Data lines:

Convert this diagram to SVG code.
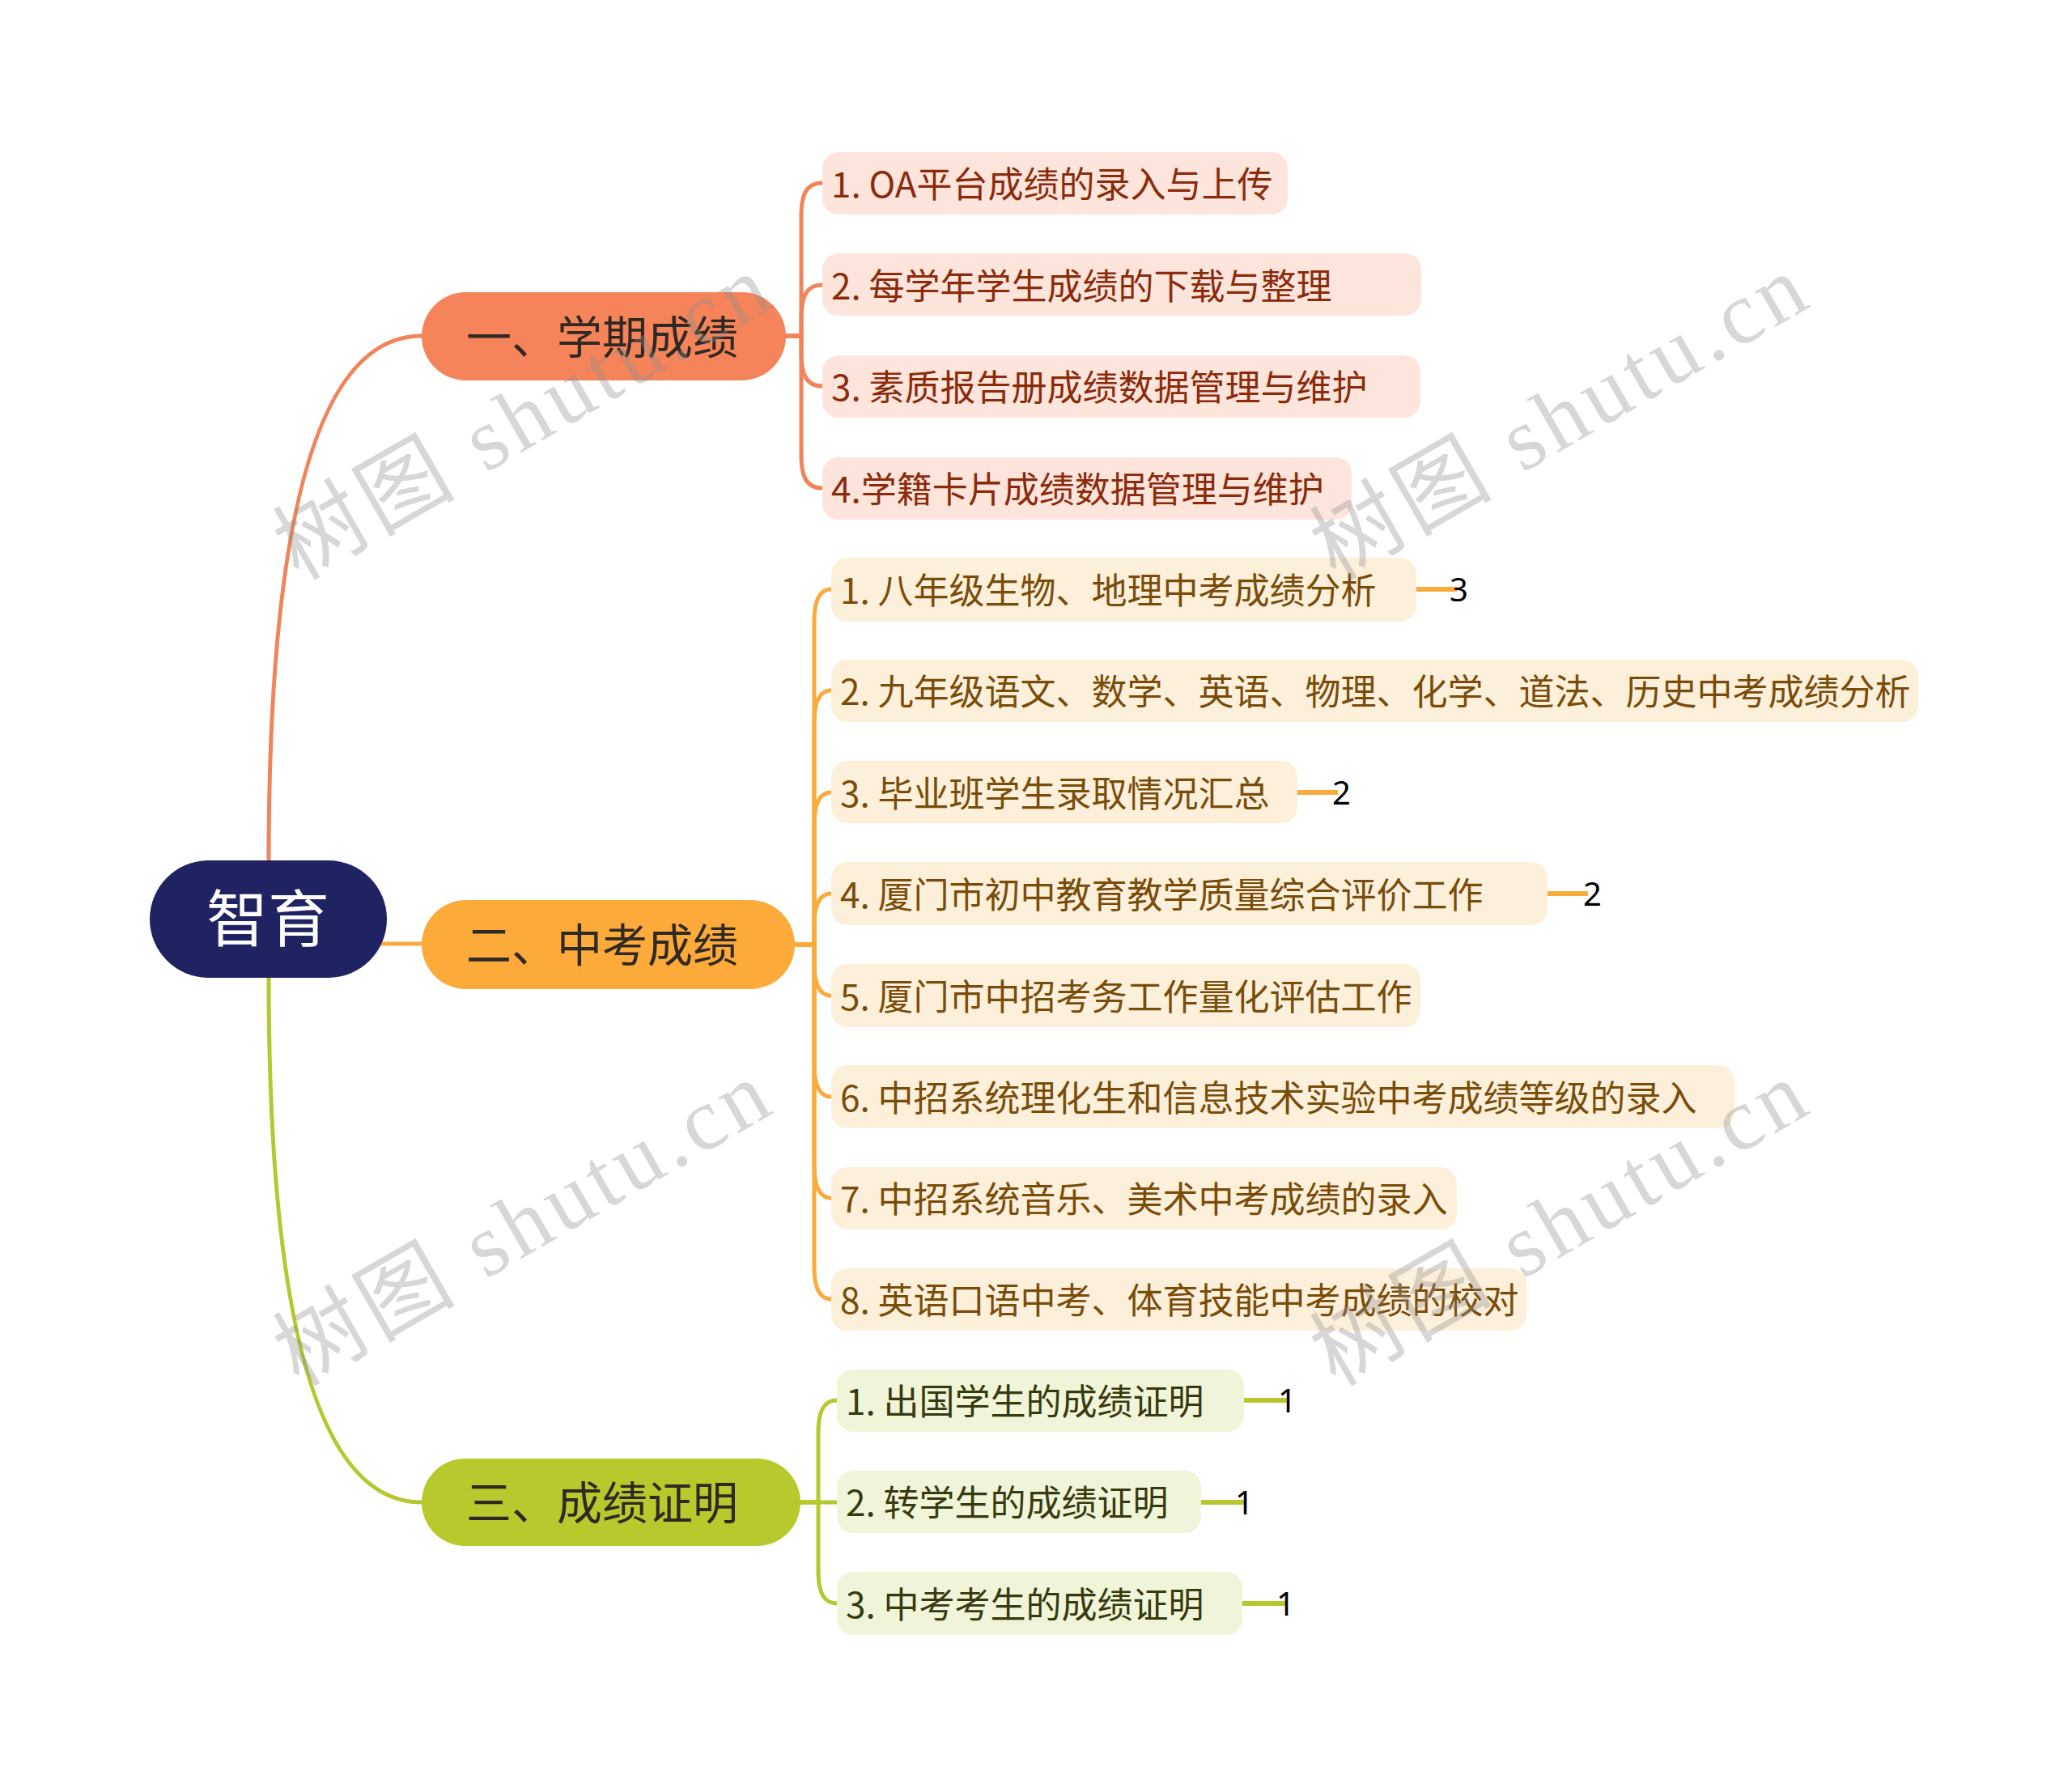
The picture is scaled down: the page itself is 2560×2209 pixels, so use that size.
<svg xmlns="http://www.w3.org/2000/svg" width="2560" height="2209" viewBox="0 0 2560 2209">
<style>
.t{font-family:"Noto Sans CJK SC","Noto Sans",sans-serif;dominant-baseline:central}
.rootbox{fill:#1f2361}
.roottxt{fill:#ffffff;font-size:76px}
.btxt{fill:#2f2823;font-size:56px}
.b1{fill:#f6845a}.b2{fill:#fcab3a}.b3{fill:#b7c92c}
.c1{fill:#fde5dc}.c1t{fill:#8b2b0c;font-size:44px}
.c2{fill:#fdf0da}.c2t{fill:#7a4c0a;font-size:44px}
.c3{fill:#f0f4d8}.c3t{fill:#363a0f;font-size:44px}
.e{fill:none;stroke-width:5;stroke-linecap:round;stroke-linejoin:round}
.e1{stroke:#f1845a}.e2{stroke:#f9ab3c}.e3{stroke:#b5c82e}
.cnt{fill:none;stroke-width:6}
.num{font-family:"Noto Sans",sans-serif;font-size:40px;fill:#000;dominant-baseline:central}
.wm{font-family:"Liberation Serif","Noto Sans CJK SC",serif;font-size:110px;fill:#8c8c8c;fill-opacity:0.35;text-anchor:middle;dominant-baseline:central}
</style>
<rect width="2560" height="2209" fill="#ffffff"/>
<g id="connectors">
<path class="e e1" d="M 332 1063 Q 332 415 521 415"/>
<path class="e e2" d="M 440 1166 H 521"/>
<path class="e e3" d="M 332 1208 Q 332 1856 521 1856"/>
<path class="e e1" d="M 971 415 H 990 V 266 C 990 241 996 226 1016 226"/>
<path class="e e1" d="M 971 415 H 990 V 392 C 990 367 996 352 1016 352"/>
<path class="e e1" d="M 971 415 H 990 V 437 C 990 462 996 477 1016 477"/>
<path class="e e1" d="M 971 415 H 990 V 563 C 990 588 996 603 1016 603"/>
<path class="e e2" d="M 982 1167 H 1006 V 768 C 1006 743 1012 728 1027 728"/>
<path class="e e2" d="M 982 1167 H 1006 V 893 C 1006 868 1012 853 1027 853"/>
<path class="e e2" d="M 982 1167 H 1006 V 1019 C 1006 994 1012 979 1027 979"/>
<path class="e e2" d="M 982 1167 H 1006 V 1144 C 1006 1119 1012 1104 1027 1104"/>
<path class="e e2" d="M 982 1167 H 1006 V 1190 C 1006 1215 1012 1230 1027 1230"/>
<path class="e e2" d="M 982 1167 H 1006 V 1315 C 1006 1340 1012 1355 1027 1355"/>
<path class="e e2" d="M 982 1167 H 1006 V 1440 C 1006 1465 1012 1480 1027 1480"/>
<path class="e e2" d="M 982 1167 H 1006 V 1565 C 1006 1590 1012 1605 1027 1605"/>
<path class="e e3" d="M 989 1856 H 1011 V 1770 C 1011 1745 1017 1730 1034 1730"/>
<path class="e e3" d="M 989 1856 H 1034"/>
<path class="e e3" d="M 989 1856 H 1011 V 1941 C 1011 1966 1017 1981 1034 1981"/>
<path class="cnt e2" d="M 1750 728 H 1800"/>
<path class="cnt e2" d="M 1603 979 H 1653"/>
<path class="cnt e2" d="M 1912 1104 H 1962"/>
<path class="cnt e3" d="M 1537 1730 H 1590"/>
<path class="cnt e3" d="M 1484 1856 H 1538"/>
<path class="cnt e3" d="M 1535 1981 H 1589"/>
</g>
<g id="root">
<rect class="rootbox" x="185" y="1063" width="293" height="145" rx="72.5"/>
<text class="t roottxt" x="331" y="1130" text-anchor="middle">智育</text>
</g>
<g id="branch1">
<rect class="b1" x="521" y="361" width="450" height="109" rx="54.5"/>
<text class="t btxt" x="576" y="412">一、学期成绩</text>
</g>
<g id="branch2">
<rect class="b2" x="521" y="1112" width="461" height="110" rx="55"/>
<text class="t btxt" x="576" y="1163">二、中考成绩</text>
</g>
<g id="branch3">
<rect class="b3" x="521" y="1802" width="468" height="108" rx="54"/>
<text class="t btxt" x="576" y="1852">三、成绩证明</text>
</g>
<g id="c1-1"><rect class="c1" x="1016" y="188" width="575" height="77" rx="20"/><text class="t c1t" x="1027" y="225">1. OA平台成绩的录入与上传</text></g>
<g id="c1-2"><rect class="c1" x="1016" y="313" width="740" height="77" rx="20"/><text class="t c1t" x="1027" y="351">2. 每学年学生成绩的下载与整理</text></g>
<g id="c1-3"><rect class="c1" x="1016" y="439" width="739" height="77" rx="20"/><text class="t c1t" x="1027" y="476">3. 素质报告册成绩数据管理与维护</text></g>
<g id="c1-4"><rect class="c1" x="1016" y="565" width="654" height="77" rx="20"/><text class="t c1t" x="1027" y="602">4.学籍卡片成绩数据管理与维护</text></g>
<g id="c2-1"><rect class="c2" x="1027" y="689" width="723" height="79" rx="20"/><text class="t c2t" x="1038" y="727">1. 八年级生物、地理中考成绩分析</text></g>
<g id="c2-2"><rect class="c2" x="1027" y="815" width="1343" height="77" rx="20"/><text class="t c2t" x="1038" y="852">2. 九年级语文、数学、英语、物理、化学、道法、历史中考成绩分析</text></g>
<g id="c2-3"><rect class="c2" x="1027" y="940" width="576" height="77" rx="20"/><text class="t c2t" x="1038" y="978">3. 毕业班学生录取情况汇总</text></g>
<g id="c2-4"><rect class="c2" x="1027" y="1065" width="885" height="78" rx="20"/><text class="t c2t" x="1038" y="1103">4. 厦门市初中教育教学质量综合评价工作</text></g>
<g id="c2-5"><rect class="c2" x="1027" y="1191" width="728" height="78" rx="20"/><text class="t c2t" x="1038" y="1229">5. 厦门市中招考务工作量化评估工作</text></g>
<g id="c2-6"><rect class="c2" x="1027" y="1316" width="1116" height="78" rx="20"/><text class="t c2t" x="1038" y="1354">6. 中招系统理化生和信息技术实验中考成绩等级的录入</text></g>
<g id="c2-7"><rect class="c2" x="1027" y="1442" width="773" height="77" rx="20"/><text class="t c2t" x="1038" y="1479">7. 中招系统音乐、美术中考成绩的录入</text></g>
<g id="c2-8"><rect class="c2" x="1027" y="1567" width="859" height="77" rx="20"/><text class="t c2t" x="1038" y="1604">8. 英语口语中考、体育技能中考成绩的校对</text></g>
<g id="c3-1"><rect class="c3" x="1034" y="1692" width="503" height="77" rx="20"/><text class="t c3t" x="1045" y="1729">1. 出国学生的成绩证明</text></g>
<g id="c3-2"><rect class="c3" x="1034" y="1817" width="450" height="77" rx="20"/><text class="t c3t" x="1045" y="1854">2. 转学生的成绩证明</text></g>
<g id="c3-3"><rect class="c3" x="1034" y="1942" width="501" height="78" rx="20"/><text class="t c3t" x="1045" y="1980">3. 中考考生的成绩证明</text></g>
<g id="counts">
<text class="num" x="1791" y="727">3</text>
<text class="num" x="1646" y="978">2</text>
<text class="num" x="1956" y="1103">2</text>
<text class="num" x="1579" y="1729">1</text>
<text class="num" x="1526" y="1855">1</text>
<text class="num" x="1577" y="1980">1</text>
</g>
<g id="watermarks">
<text class="wm" transform="translate(645 516) rotate(-30)" textLength="680" lengthAdjust="spacing">树图 shutu.cn</text>
<text class="wm" transform="translate(1926 516) rotate(-30)" textLength="680" lengthAdjust="spacing">树图 shutu.cn</text>
<text class="wm" transform="translate(645 1512) rotate(-30)" textLength="680" lengthAdjust="spacing">树图 shutu.cn</text>
<text class="wm" transform="translate(1926 1512) rotate(-30)" textLength="680" lengthAdjust="spacing">树图 shutu.cn</text>
</g>
</svg>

Exercise details:
Wherever the word "size" occurs in a line of the listing, copy that line.

Exercise solution:
The picture is scaled down: the page itself is 2560×2209 pixels, so use that size.
.roottxt{fill:#ffffff;font-size:76px}
.btxt{fill:#2f2823;font-size:56px}
.c1{fill:#fde5dc}.c1t{fill:#8b2b0c;font-size:44px}
.c2{fill:#fdf0da}.c2t{fill:#7a4c0a;font-size:44px}
.c3{fill:#f0f4d8}.c3t{fill:#363a0f;font-size:44px}
.num{font-family:"Noto Sans",sans-serif;font-size:40px;fill:#000;dominant-baseline:central}
.wm{font-family:"Liberation Serif","Noto Sans CJK SC",serif;font-size:110px;fill:#8c8c8c;fill-opacity:0.35;text-anchor:middle;dominant-baseline:central}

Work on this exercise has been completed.